Simultaneous Multithreading

The Haswell processors in JURECA offer the possibility of Simultaneous Multithreading (SMT) in the form of the Intel Hyper-Threading (HT) Technology. With HT enabled each (physical) processor core can execute two threads or tasks (called processes in the following for simplicity) simultaneously. The operating system thus lists a total of 48 logical cores or Hardware Threads (HWT) (see cat /proc/cpuinfo). Therefore a maximum of 48 processes can be executed on each compute node without overbooking.

Each JURECA compute node consists of two CPUs, located on socket zero and one, with 24 physical cores. These cores are numbered 0 to 23 and the hardware threads are named 0 to 47 in a round-robin fashion. Fig. 1 depicts a node schematically and illustrates the naming convention.

_images/NodeScheme.png

Fig. 1 Illustration of a JURECA compute node including hardware threads.

Using HT on JURECA

The Slurm batch system on JURECA does not differentiate between physical cores and hardware threads. In the Slurm terminology each hardware thread is a CPU. For this reason each compute node reports a total of 48 CPUs in the scontrol show node output. Therefore whether or not threads share a physical core depends on the total number of tasks per node (--ntasks-per-node and --cpus-per-task) and the process pinning. Listing 1 shows a pure MPI job that requests 48 tasks per node, thus using all hardware threads. The script will start mpi-prog on 4 nodes using 48 MPI tasks per node, where two MPI tasks will be executed on each physical core.

Listing 1 Pure MPI code
#!/bin/bash -x
#SBATCH --nodes=4
#SBATCH --ntasks=192
#SBATCH --ntasks-per-node=48
#SBATCH --output=mpi-out.%j
#SBATCH --error=mpi-err.%j
#SBATCH --time=00:15:00
#SBATCH --partition=batch

srun ./mpi-prog

Listing 2 shows a hybrid MPI/OpenMP jobs that request 48 tasks per node, thus using all hardware threads. The script will start hybrid-prog on 3 nodes using 2 MPI tasks per node and 24 OpenMP threads per task.

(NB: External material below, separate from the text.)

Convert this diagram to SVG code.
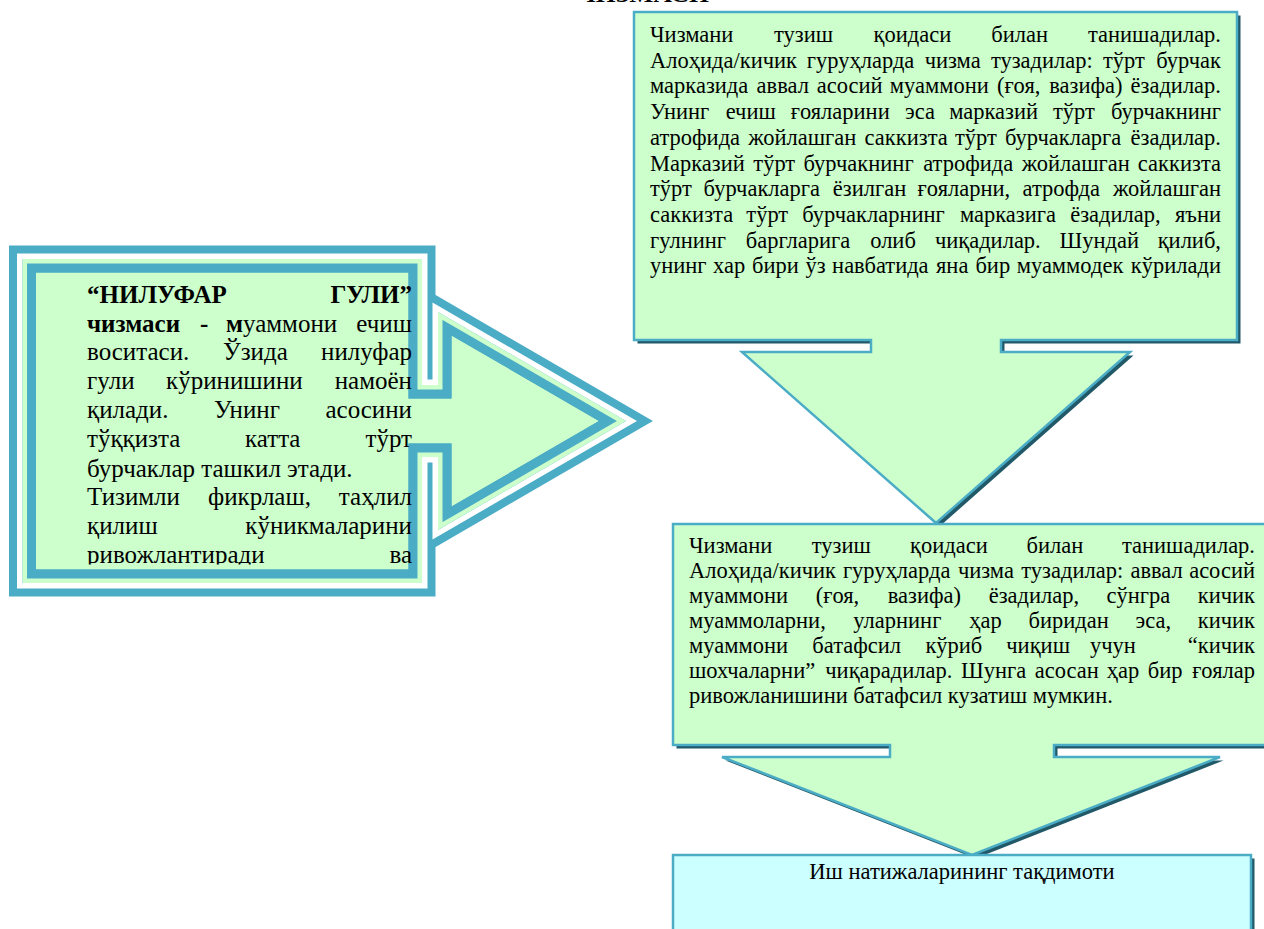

Listing 2 Hybrid MPI/OpenMP code
#!/bin/bash -x
#SBATCH --nodes=3
#SBATCH --ntasks=6
#SBATCH --ntasks-per-node=2
#SBATCH --cpus-per-task=24
#SBATCH --output=mpi-out.%j
#SBATCH --error=mpi-err.%j
#SBATCH --time=00:20:00
#SBATCH --partition=batch

export OMP_NUM_THREADS=${SLURM_CPUS_PER_TASK}
srun ./hybrid-prog

The use of the last 24 hardware threads can be disabled with the option --hint=nomultithread to srun. This option leads to overbooking of the same logical cores as soon as more than 24 threads are executed. For most applications, this option is not beneficial and the default (--hint=multithread) should be used.

How to profit from HT

Processes which are running on the same physical core will share several of the resources available to that particular core. Therefore, applications will profit most from HT if processes running on the same core which are complementary in their usage of resources (e.g., complementary computation and memory-access phases). On other hand, processes with similar resource usage may compete for bandwidth or functional units and hamper each other. We recommend to test whether your code profits from HT or not.

In order to test whether your application benefits from HT one should compare the timings of two runs on the same number of physical cores (i.e., number of nodes specified with --nodes should be the same for both jobs): One job without HT (\(t_1\)) and one job with HT (\(t_2\)). If \(t_2\) is lower than \(t_1\) your application benefits from HT. In practice, \(t_1 / t_2\) will be less than 1.5 (i.e., a runtime improvement of maximal 50% will be achieved through HT). However, applications may show a smaller benefit or even slow down when using HT.

Please note that the process binding may have a significant impact on the measured run times \(t_1\) and \(t_2\).